Secret Ingredient Red food coloring. (Nope, it’s not beet juice.)
El Diablo
Bennie Sata, Tango
Tango debuted this classic before anyone was putting cayenne in chocolate, and from the city’s first bite it swooned clean away. Thus seasoned, the bittersweet chocolate mousse takes on the qualities of a deep black mole—feisty and intense when contrasted with its nest of burnt meringue, its drizzle of caramel, and its crunchy complement of toasted almonds.
Secret Ingredient Tequila in the caramel sauce, to subdue the sweetness.

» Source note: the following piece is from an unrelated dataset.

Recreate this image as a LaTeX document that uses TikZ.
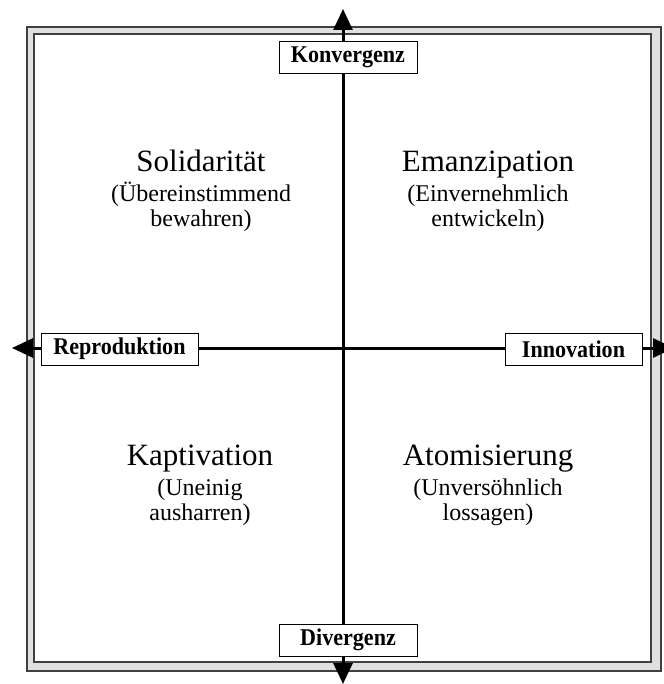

Tom Douglas, The Dahlia Lounge and Dahlia Bakery
It’s not on the menu at every Tom Douglas restaurant, but—don’t tell anyone—this Dahlia stunner is available at all of them. “Everyone asks for it,” marvels Douglas. The Dahlia Bakery churns out 250 of these pies a week, not to mention the minis and bite-sized versions.
Secret IngredientCoconut in the crust.
Chocolate Chip Cookie Ice Cream Sandwich
Toby Matasar, Eats Market Café
It’s every kid’s summertime favorite, crafted to a connoisseur’s standards. Eats co-owner and pastry chef Toby Matasar takes one dessert-plate-sized cookie, brown-sugar-chewy without any pesky crumble, packs on a good half of an inch worth of her own fathoms-deep vanilla bean ice cream, tops it with another cookie, then presents it halved on a plate with a ramekin of chocolate dipping sauce. You could share it. But you won’t.
Secret Ingredient “Love,” insists co-owner and pastry chef Toby Matasar. Well, love and Callebaut chocolate pistoles.